◆ **SOURCE DATA**

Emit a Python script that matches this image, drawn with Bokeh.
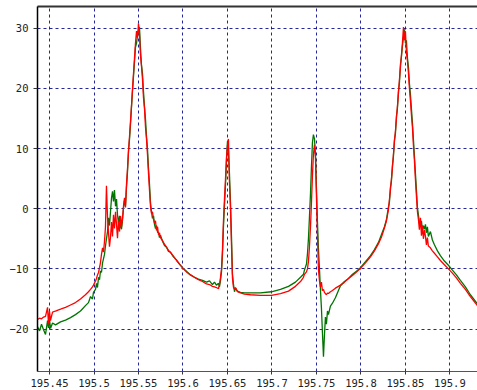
from bokeh.plotting import figure
from bokeh.models import Range1d, FixedTicker, LinearAxis
from bokeh.embed import file_html
from bokeh.resources import INLINE

# Frequency samples (GHz-style axis values) shared by both traces
freq = [
    195.4365, 195.4388, 195.4410, 195.4433, 195.4455, 195.4478, 195.4489, 195.4500,
    195.4511, 195.4534, 195.4567, 195.4624, 195.4680, 195.4736, 195.4792, 195.4848,
    195.4904, 195.4938, 195.4961, 195.4983, 195.4994, 195.5017, 195.5028, 195.5039,
    195.5051, 195.5062, 195.5073, 195.5084, 195.5096, 195.5107, 195.5118, 195.5129,
    195.5140, 195.5152, 195.5163, 195.5174, 195.5185, 195.5197, 195.5208, 195.5219,
    195.5230, 195.5242, 195.5253, 195.5264, 195.5275, 195.5287, 195.5298, 195.5309,
    195.5320, 195.5332, 195.5343, 195.5354, 195.5365, 195.5376, 195.5388, 195.5399,
    195.5410, 195.5421, 195.5433, 195.5444, 195.5455, 195.5466, 195.5478, 195.5489,
    195.5500, 195.5511, 195.5522, 195.5533, 195.5545, 195.5556, 195.5567, 195.5579,
    195.5590, 195.5601, 195.5612, 195.5624, 195.5635, 195.5646, 195.5657, 195.5669,
    195.5680, 195.5691, 195.5702, 195.5714, 195.5725, 195.5736, 195.5747, 195.5770,
    195.5792, 195.5815, 195.5837, 195.5860, 195.5893, 195.5927, 195.5961, 195.5994,
    195.6039, 195.6084, 195.6129, 195.6174, 195.6219, 195.6264, 195.6298, 195.6331,
    195.6354, 195.6376, 195.6399, 195.6410, 195.6421, 195.6433, 195.6444, 195.6455,
    195.6466, 195.6478, 195.6489, 195.6500, 195.6511, 195.6522, 195.6534, 195.6545,
    195.6556, 195.6567, 195.6579, 195.6590, 195.6612, 195.6646, 195.6691, 195.6758,
    195.6871, 195.6994, 195.7096, 195.7186, 195.7264, 195.7321, 195.7354, 195.7365,
    195.7388, 195.7399, 195.7410, 195.7421, 195.7433, 195.7444, 195.7455, 195.7466,
    195.7478, 195.7489, 195.7500, 195.7511, 195.7522, 195.7534, 195.7545, 195.7556,
    195.7567, 195.7579, 195.7590, 195.7601, 195.7612, 195.7624, 195.7635, 195.7657,
    195.7680, 195.7713, 195.7747, 195.7770, 195.7815, 195.7860, 195.7905, 195.7950,
    195.7994, 195.8051, 195.8107, 195.8152, 195.8197, 195.8231, 195.8264, 195.8287,
    195.8309, 195.8320, 195.8331, 195.8343, 195.8354, 195.8365, 195.8376, 195.8388,
    195.8399, 195.8410, 195.8421, 195.8433, 195.8444, 195.8455, 195.8466, 195.8478,
    195.8489, 195.8500, 195.8511, 195.8523, 195.8534, 195.8545, 195.8556, 195.8568,
    195.8579, 195.8590, 195.8601, 195.8612, 195.8624, 195.8635, 195.8646, 195.8657,
    195.8669, 195.8680, 195.8691, 195.8702, 195.8714, 195.8725, 195.8736, 195.8747,
    195.8758, 195.8781, 195.8803, 195.8826, 195.8860, 195.8893, 195.8938, 195.8983,
    195.9028, 195.9073, 195.9118, 195.9174, 195.9230, 195.9309,
]

# Trace A (green)
trace_green = [
    -19.6, -20.3, -19.2, -20.1, -20.9, -18.6, -19.8, -18.4,
    -19.9, -19.0, -19.3, -18.8, -18.5, -18.1, -17.6, -17.0,
    -16.1, -15.6, -14.6, -15.0, -13.9, -13.4, -12.4, -13.1,
    -11.4, -11.8, -10.3, -10.6, -9.0, -8.3, -7.6, -6.2,
    -5.0, -3.8, -1.5, -2.8, -0.6, 1.8, 2.9, 1.2,
    3.1, 0.4, 1.6, -1.0, -2.4, -1.2, -3.0, -3.4,
    -2.0, 0.2, 1.4, 0.5, 3.5, 6.0, 9.8, 11.5,
    14.0, 16.8, 19.6, 22.0, 24.4, 26.8, 27.5, 28.8,
    29.6, 30.2, 26.8, 24.0, 22.4, 19.5, 17.0, 14.8,
    12.0, 10.0, 6.8, 4.0, 1.0, -0.5, -1.6, -1.2,
    -2.6, -3.3, -2.8, -3.9, -4.0, -4.8, -4.4, -5.4,
    -6.1, -6.4, -7.1, -7.2, -8.0, -8.5, -9.2, -9.8,
    -10.4, -11.0, -11.4, -11.7, -11.9, -12.2, -12.0, -12.6,
    -12.2, -12.7, -12.4, -13.0, -12.0, -10.5, -7.5, -3.0,
    0.5, 4.0, 8.0, 11.2, 9.5, 6.0, 1.0, -4.5,
    -10.8, -12.5, -13.8, -13.2, -13.7, -13.9, -14.0, -14.0,
    -14.0, -13.8, -13.4, -12.9, -12.2, -11.4, -10.9, -10.2,
    -9.2, -7.5, -5.0, -1.5, 2.5, 7.0, 11.0, 12.3,
    11.6, 9.0, 3.5, -2.0, -6.5, -10.0, -13.5, -16.5,
    -20.5, -24.6, -21.0, -18.0, -19.2, -17.0, -17.6, -16.2,
    -15.7, -14.8, -13.6, -12.8, -12.1, -11.6, -10.9, -10.4,
    -9.8, -8.8, -7.8, -6.8, -5.6, -4.3, -3.0, -1.8,
    0.3, 1.0, 3.5, 4.6, 7.2, 8.6, 11.4, 12.5,
    15.4, 16.6, 19.5, 21.0, 24.0, 25.2, 27.0, 28.5,
    29.8, 27.5, 28.0, 25.0, 23.5, 20.8, 19.0, 16.5,
    14.2, 11.5, 8.8, 6.0, 3.0, 0.2, -1.0, -2.4,
    -3.0, -2.0, -3.6, -2.8, -3.4, -2.6, -4.0, -3.0,
    -4.6, -3.8, -5.2, -6.0, -7.0, -7.8, -8.7, -9.4,
    -10.2, -11.0, -11.9, -13.0, -14.3, -15.8,
]

# Trace B (red)
trace_red = [
    -18.4, -18.2, -18.3, -18.0, -17.9, -16.4, -19.2, -17.0,
    -18.6, -17.2, -17.0, -16.7, -16.4, -16.0, -15.6, -15.0,
    -14.3, -13.8, -13.4, -13.0, -12.7, -12.0, -11.6, -11.0,
    -10.6, -9.8, -8.9, -7.6, -6.5, -7.2, -5.4, -3.0,
    3.8, -1.5, -4.0, -6.3, -4.8, -2.2, -4.6, -1.0,
    -3.3, -0.5, -2.6, -4.9, -2.0, -3.8, -1.2, -3.0,
    -1.6, 0.5, 1.8, 0.2, 4.0, 6.5, 9.5, 12.0,
    14.5, 17.0, 20.0, 22.5, 25.0, 27.5, 29.5, 28.4,
    30.8, 29.0, 25.5, 23.8, 21.5, 18.5, 16.8, 13.5,
    11.6, 9.0, 6.0, 3.0, 0.4, -0.8, -0.5, -1.8,
    -2.4, -2.0, -3.6, -3.0, -4.3, -4.0, -4.8, -5.3,
    -5.9, -6.4, -6.9, -7.3, -7.9, -8.6, -9.2, -9.8,
    -10.5, -11.0, -11.4, -11.8, -12.1, -12.5, -12.6, -12.9,
    -13.0, -13.1, -13.3, -12.6, -11.5, -10.0, -6.8, -2.0,
    1.5, 5.0, 8.5, 10.5, 11.6, 4.5, 0.0, -6.0,
    -11.5, -13.0, -13.4, -13.1, -13.8, -14.0, -14.2, -14.3,
    -14.4, -14.4, -14.1, -13.7, -12.9, -12.1, -11.4, -10.9,
    -10.5, -10.0, -8.8, -6.5, -3.0, 1.0, 5.5, 9.0,
    10.6, 8.5, 2.0, -4.0, -10.0, -12.0, -13.0, -12.2,
    -13.6, -13.4, -13.9, -14.1, -14.3, -14.0, -14.1, -13.8,
    -13.6, -13.2, -12.9, -12.7, -12.2, -11.6, -11.1, -10.5,
    -9.9, -9.0, -8.0, -7.0, -5.8, -4.7, -3.2, -2.0,
    -0.2, 1.5, 3.0, 5.0, 6.8, 9.0, 11.0, 13.0,
    15.0, 17.0, 19.0, 21.5, 23.5, 25.5, 27.5, 30.2,
    28.0, 29.5, 26.0, 24.5, 22.5, 20.0, 18.0, 15.5,
    13.5, 10.5, 8.0, 5.0, 2.0, -0.5, -1.8, -3.5,
    -1.5, -4.5, -2.8, -5.0, -3.5, -4.6, -6.0, -4.8,
    -6.2, -6.5, -7.0, -7.4, -8.0, -8.6, -9.3, -10.0,
    -10.7, -11.5, -12.4, -13.4, -14.6, -16.1,
]

x_ticks = [195.45, 195.5, 195.55, 195.6, 195.65, 195.7, 195.75, 195.8, 195.85, 195.9]
y_ticks = [-20, -10, 0, 10, 20, 30]

p = figure(
    width=477, height=390,
    output_backend="svg", toolbar_location=None,
    x_range=Range1d(195.4365, 195.931),
    y_range=Range1d(-27.05, 33.6),
    min_border_left=37, min_border_right=0,
    min_border_top=6, min_border_bottom=19,
)
p.background_fill_color = "white"
p.border_fill_color = "white"
p.outline_line_color = None

p.line(freq, trace_green, line_color="#007400", line_width=1.3)
p.line(freq, trace_red, line_color="#ff0000", line_width=1.3)

p.xaxis.ticker = FixedTicker(ticks=x_ticks)
p.yaxis.ticker = FixedTicker(ticks=y_ticks)
p.xaxis.major_label_overrides = {t: f"{t:g}" for t in x_ticks}

for ax in (p.xaxis[0], p.yaxis[0]):
    ax.major_label_text_font = "DejaVu Sans Mono"
    ax.major_label_text_font_size = "10.5px"
    ax.major_label_text_color = "#222222"
    ax.minor_tick_line_color = None
    ax.major_tick_in = 0
    ax.major_tick_line_color = "#333333"

p.yaxis.major_tick_out = 4
p.yaxis.major_label_standoff = 5
p.yaxis.axis_line_color = "#000000"
p.yaxis.axis_line_width = 1.5
p.xaxis.major_tick_out = 3
p.xaxis.major_label_standoff = 4
p.xaxis.axis_line_color = "#555555"
p.xaxis.axis_line_width = 1.2

# Top frame edge
top = LinearAxis(ticker=FixedTicker(ticks=[]), axis_line_color="#333333",
                 axis_line_width=2, major_tick_line_color=None,
                 minor_tick_line_color=None, major_label_text_font_size="0px")
p.add_layout(top, "above")

for g in (p.xgrid[0], p.ygrid[0]):
    g.grid_line_color = "#00008b"
    g.grid_line_dash = "3 3"
    g.grid_line_width = 1
    g.grid_line_alpha = 0.85

open("out.html", "w").write(file_html(p, INLINE))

◆ **SHORT TASK**
Return only the lines from the start of the data through the line that contains "from bokeh.resources import INLINE", please, copying them exactly and omitting all pictures.

◆ **SOLUTION**
Emit a Python script that matches this image, drawn with Bokeh.
from bokeh.plotting import figure
from bokeh.models import Range1d, FixedTicker, LinearAxis
from bokeh.embed import file_html
from bokeh.resources import INLINE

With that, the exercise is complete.